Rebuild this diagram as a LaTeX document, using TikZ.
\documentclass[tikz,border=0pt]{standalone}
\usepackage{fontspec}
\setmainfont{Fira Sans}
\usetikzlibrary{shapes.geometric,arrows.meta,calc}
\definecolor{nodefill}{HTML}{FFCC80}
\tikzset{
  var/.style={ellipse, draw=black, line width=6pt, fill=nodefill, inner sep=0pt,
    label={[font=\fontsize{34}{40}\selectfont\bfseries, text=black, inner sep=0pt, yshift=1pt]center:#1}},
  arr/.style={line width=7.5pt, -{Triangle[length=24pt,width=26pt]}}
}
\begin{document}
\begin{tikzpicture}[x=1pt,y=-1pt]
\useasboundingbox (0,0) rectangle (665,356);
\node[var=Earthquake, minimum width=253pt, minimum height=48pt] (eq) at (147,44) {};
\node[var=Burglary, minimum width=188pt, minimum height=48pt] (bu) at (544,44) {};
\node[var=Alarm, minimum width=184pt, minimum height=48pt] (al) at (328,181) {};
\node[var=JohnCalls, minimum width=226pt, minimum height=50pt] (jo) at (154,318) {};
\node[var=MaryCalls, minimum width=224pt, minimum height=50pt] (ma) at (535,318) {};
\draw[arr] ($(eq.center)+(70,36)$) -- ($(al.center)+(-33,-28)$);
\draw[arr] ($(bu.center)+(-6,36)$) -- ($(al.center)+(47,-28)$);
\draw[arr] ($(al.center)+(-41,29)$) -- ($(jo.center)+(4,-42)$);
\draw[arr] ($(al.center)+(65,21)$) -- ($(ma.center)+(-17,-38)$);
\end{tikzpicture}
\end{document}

——————————

All of the material must be reproduced exactly.

Rebuild this diagram as a LaTeX document, using TikZ.
\documentclass[tikz,border=0pt]{standalone}
\usepackage{fontspec}
\setmainfont{Fira Sans}
\usetikzlibrary{shapes.geometric,arrows.meta,calc}
\definecolor{nodefill}{HTML}{FFCC80}
\tikzset{
  var/.style={ellipse, draw=black, line width=6pt, fill=nodefill, inner sep=0pt,
    label={[font=\fontsize{34}{40}\selectfont\bfseries, text=black, inner sep=0pt, yshift=1pt]center:#1}},
  arr/.style={line width=7.5pt, -{Triangle[length=24pt,width=26pt]}}
}
\begin{document}
\begin{tikzpicture}[x=1pt,y=-1pt]
\useasboundingbox (0,0) rectangle (665,356);
\node[var=Earthquake, minimum width=253pt, minimum height=48pt] (eq) at (147,44) {};
\node[var=Burglary, minimum width=188pt, minimum height=48pt] (bu) at (544,44) {};
\node[var=Alarm, minimum width=184pt, minimum height=48pt] (al) at (328,181) {};
\node[var=JohnCalls, minimum width=226pt, minimum height=50pt] (jo) at (154,318) {};
\node[var=MaryCalls, minimum width=224pt, minimum height=50pt] (ma) at (535,318) {};
\draw[arr] ($(eq.center)+(70,36)$) -- ($(al.center)+(-33,-28)$);
\draw[arr] ($(bu.center)+(-6,36)$) -- ($(al.center)+(47,-28)$);
\draw[arr] ($(al.center)+(-41,29)$) -- ($(jo.center)+(4,-42)$);
\draw[arr] ($(al.center)+(65,21)$) -- ($(ma.center)+(-17,-38)$);
\end{tikzpicture}
\end{document}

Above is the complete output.